◆ **DIRECTIONS FOR THIS TASK**: Quote, verbatim, all material below, without pictures.

□ □ □

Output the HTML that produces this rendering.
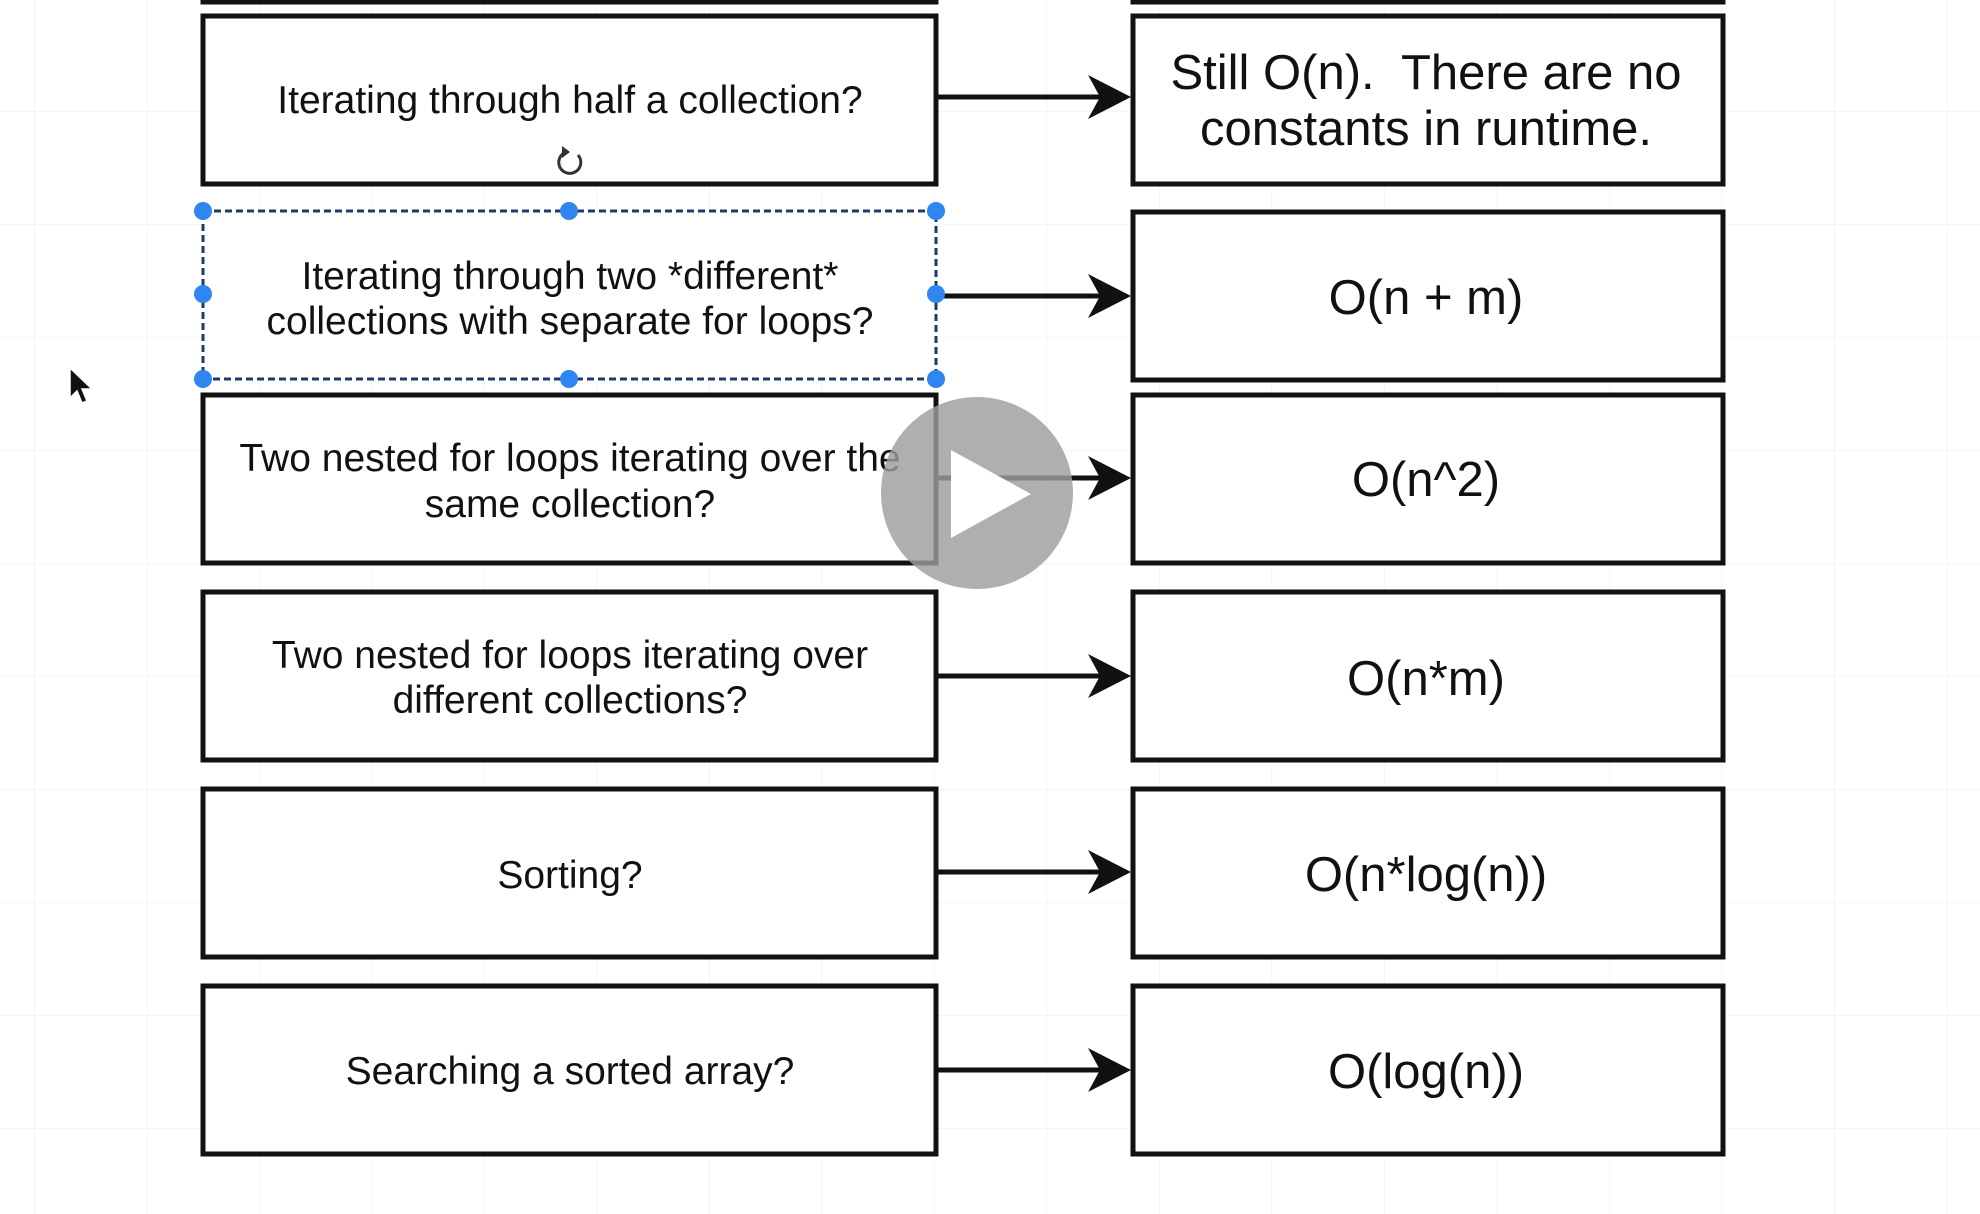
<!DOCTYPE html>
<html><head><meta charset="utf-8"><style>
html,body{margin:0;padding:0;background:#fff;}
svg{display:block;}
text{font-family:"Liberation Sans",Arial,sans-serif;fill:#111;white-space:pre;}
</style></head><body>
<svg width="1980" height="1214" viewBox="0 0 1980 1214" xmlns="http://www.w3.org/2000/svg">
<defs>
<pattern id="g" x="34" y="111" width="112.5" height="113" patternUnits="userSpaceOnUse">
<path d="M0 0H112.5M0 0V113" stroke="#f2f2f2" stroke-width="1.5" fill="none"/>
</pattern>
</defs>
<rect width="1980" height="1214" fill="#fff"/>
<rect width="1980" height="1214" fill="url(#g)"/>

<g fill="#fff" stroke="#111" stroke-width="5">
<rect x="203" y="-20" width="733" height="22"/>
<rect x="1133" y="-20" width="590" height="22"/>
<rect x="203" y="16" width="733" height="168"/>
<rect x="203" y="395" width="733" height="168"/>
<rect x="203" y="592" width="733" height="168"/>
<rect x="203" y="789" width="733" height="168"/>
<rect x="203" y="986" width="733" height="168"/>
<rect x="1133" y="16" width="590" height="168"/>
<rect x="1133" y="212" width="590" height="168"/>
<rect x="1133" y="395" width="590" height="168"/>
<rect x="1133" y="592" width="590" height="168"/>
<rect x="1133" y="789" width="590" height="168"/>
<rect x="1133" y="986" width="590" height="168"/>
</g>
<rect x="203" y="211" width="733" height="168" fill="#fff"/>

<g stroke="#111" stroke-width="5">
<line x1="936" y1="97" x2="1100" y2="97"/>
<line x1="936" y1="296" x2="1100" y2="296"/>
<line x1="936" y1="478" x2="1100" y2="478"/>
<line x1="936" y1="676" x2="1100" y2="676"/>
<line x1="936" y1="872" x2="1100" y2="872"/>
<line x1="936" y1="1070" x2="1100" y2="1070"/>
</g>
<g fill="#111">
<path d="M1131 97L1088 75L1100 97L1088 119Z"/>
<path d="M1131 296L1088 274L1100 296L1088 318Z"/>
<path d="M1131 478L1088 456L1100 478L1088 500Z"/>
<path d="M1131 676L1088 654L1100 676L1088 698Z"/>
<path d="M1131 872L1088 850L1100 872L1088 894Z"/>
<path d="M1131 1070L1088 1048L1100 1070L1088 1092Z"/>
</g>

<rect x="203" y="211" width="733" height="168" fill="none" stroke="#1f3b66" stroke-width="3" stroke-dasharray="7 4"/>
<g fill="#2f86f0">
<circle cx="203" cy="211" r="9"/><circle cx="569" cy="211" r="9"/><circle cx="936" cy="211" r="9"/>
<circle cx="203" cy="294" r="9"/><circle cx="936" cy="294" r="9"/>
<circle cx="203" cy="379" r="9"/><circle cx="569" cy="379" r="9"/><circle cx="936" cy="379" r="9"/>
</g>
<path d="M566 152 A11 11 0 1 0 578 155" fill="none" stroke="#333" stroke-width="3"/>
<path d="M562 146L570 152L562 158Z" fill="#333"/>

<g font-size="39" text-anchor="middle">
<text x="570" y="113">Iterating through half a collection?</text>
<text x="570" y="289">Iterating through two *different*</text>
<text x="570" y="334">collections with separate for loops?</text>
<text x="570" y="471">Two nested for loops iterating over the</text>
<text x="570" y="517">same collection?</text>
<text x="570" y="668">Two nested for loops iterating over</text>
<text x="570" y="713">different collections?</text>
<text x="570" y="888">Sorting?</text>
<text x="570" y="1084">Searching a sorted array?</text>
</g>
<g font-size="49" text-anchor="middle">
<text x="1426" y="89">Still O(n).  There are no</text>
<text x="1426" y="145">constants in runtime.</text>
<text x="1426" y="314">O(n + m)</text>
<text x="1426" y="496">O(n^2)</text>
<text x="1426" y="695">O(n*m)</text>
<text x="1426" y="891">O(n*log(n))</text>
<text x="1426" y="1088">O(log(n))</text>
</g>

<circle cx="977" cy="493" r="96" fill="#9e9e9e" fill-opacity="0.82"/>
<path d="M951 450L1031 494L951 538Z" fill="#fff"/>

<path d="M70 368L70 398L77 391L82 403L87 401L82 389L92 389Z" fill="#111" stroke="#fff" stroke-width="1.5"/>
</svg>
</body></html>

□ □ □

◆ **RESULT**:
Output the HTML that produces this rendering.
<!DOCTYPE html>
<html><head><meta charset="utf-8"><style>
html,body{margin:0;padding:0;background:#fff;}
svg{display:block;}
text{font-family:"Liberation Sans",Arial,sans-serif;fill:#111;white-space:pre;}
</style></head><body>
<svg width="1980" height="1214" viewBox="0 0 1980 1214" xmlns="http://www.w3.org/2000/svg">
<defs>
<pattern id="g" x="34" y="111" width="112.5" height="113" patternUnits="userSpaceOnUse">
<path d="M0 0H112.5M0 0V113" stroke="#f2f2f2" stroke-width="1.5" fill="none"/>
</pattern>
</defs>
<rect width="1980" height="1214" fill="#fff"/>
<rect width="1980" height="1214" fill="url(#g)"/>

<g fill="#fff" stroke="#111" stroke-width="5">
<rect x="203" y="-20" width="733" height="22"/>
<rect x="1133" y="-20" width="590" height="22"/>
<rect x="203" y="16" width="733" height="168"/>
<rect x="203" y="395" width="733" height="168"/>
<rect x="203" y="592" width="733" height="168"/>
<rect x="203" y="789" width="733" height="168"/>
<rect x="203" y="986" width="733" height="168"/>
<rect x="1133" y="16" width="590" height="168"/>
<rect x="1133" y="212" width="590" height="168"/>
<rect x="1133" y="395" width="590" height="168"/>
<rect x="1133" y="592" width="590" height="168"/>
<rect x="1133" y="789" width="590" height="168"/>
<rect x="1133" y="986" width="590" height="168"/>
</g>
<rect x="203" y="211" width="733" height="168" fill="#fff"/>

<g stroke="#111" stroke-width="5">
<line x1="936" y1="97" x2="1100" y2="97"/>
<line x1="936" y1="296" x2="1100" y2="296"/>
<line x1="936" y1="478" x2="1100" y2="478"/>
<line x1="936" y1="676" x2="1100" y2="676"/>
<line x1="936" y1="872" x2="1100" y2="872"/>
<line x1="936" y1="1070" x2="1100" y2="1070"/>
</g>
<g fill="#111">
<path d="M1131 97L1088 75L1100 97L1088 119Z"/>
<path d="M1131 296L1088 274L1100 296L1088 318Z"/>
<path d="M1131 478L1088 456L1100 478L1088 500Z"/>
<path d="M1131 676L1088 654L1100 676L1088 698Z"/>
<path d="M1131 872L1088 850L1100 872L1088 894Z"/>
<path d="M1131 1070L1088 1048L1100 1070L1088 1092Z"/>
</g>

<rect x="203" y="211" width="733" height="168" fill="none" stroke="#1f3b66" stroke-width="3" stroke-dasharray="7 4"/>
<g fill="#2f86f0">
<circle cx="203" cy="211" r="9"/><circle cx="569" cy="211" r="9"/><circle cx="936" cy="211" r="9"/>
<circle cx="203" cy="294" r="9"/><circle cx="936" cy="294" r="9"/>
<circle cx="203" cy="379" r="9"/><circle cx="569" cy="379" r="9"/><circle cx="936" cy="379" r="9"/>
</g>
<path d="M566 152 A11 11 0 1 0 578 155" fill="none" stroke="#333" stroke-width="3"/>
<path d="M562 146L570 152L562 158Z" fill="#333"/>

<g font-size="39" text-anchor="middle">
<text x="570" y="113">Iterating through half a collection?</text>
<text x="570" y="289">Iterating through two *different*</text>
<text x="570" y="334">collections with separate for loops?</text>
<text x="570" y="471">Two nested for loops iterating over the</text>
<text x="570" y="517">same collection?</text>
<text x="570" y="668">Two nested for loops iterating over</text>
<text x="570" y="713">different collections?</text>
<text x="570" y="888">Sorting?</text>
<text x="570" y="1084">Searching a sorted array?</text>
</g>
<g font-size="49" text-anchor="middle">
<text x="1426" y="89">Still O(n).  There are no</text>
<text x="1426" y="145">constants in runtime.</text>
<text x="1426" y="314">O(n + m)</text>
<text x="1426" y="496">O(n^2)</text>
<text x="1426" y="695">O(n*m)</text>
<text x="1426" y="891">O(n*log(n))</text>
<text x="1426" y="1088">O(log(n))</text>
</g>

<circle cx="977" cy="493" r="96" fill="#9e9e9e" fill-opacity="0.82"/>
<path d="M951 450L1031 494L951 538Z" fill="#fff"/>

<path d="M70 368L70 398L77 391L82 403L87 401L82 389L92 389Z" fill="#111" stroke="#fff" stroke-width="1.5"/>
</svg>
</body></html>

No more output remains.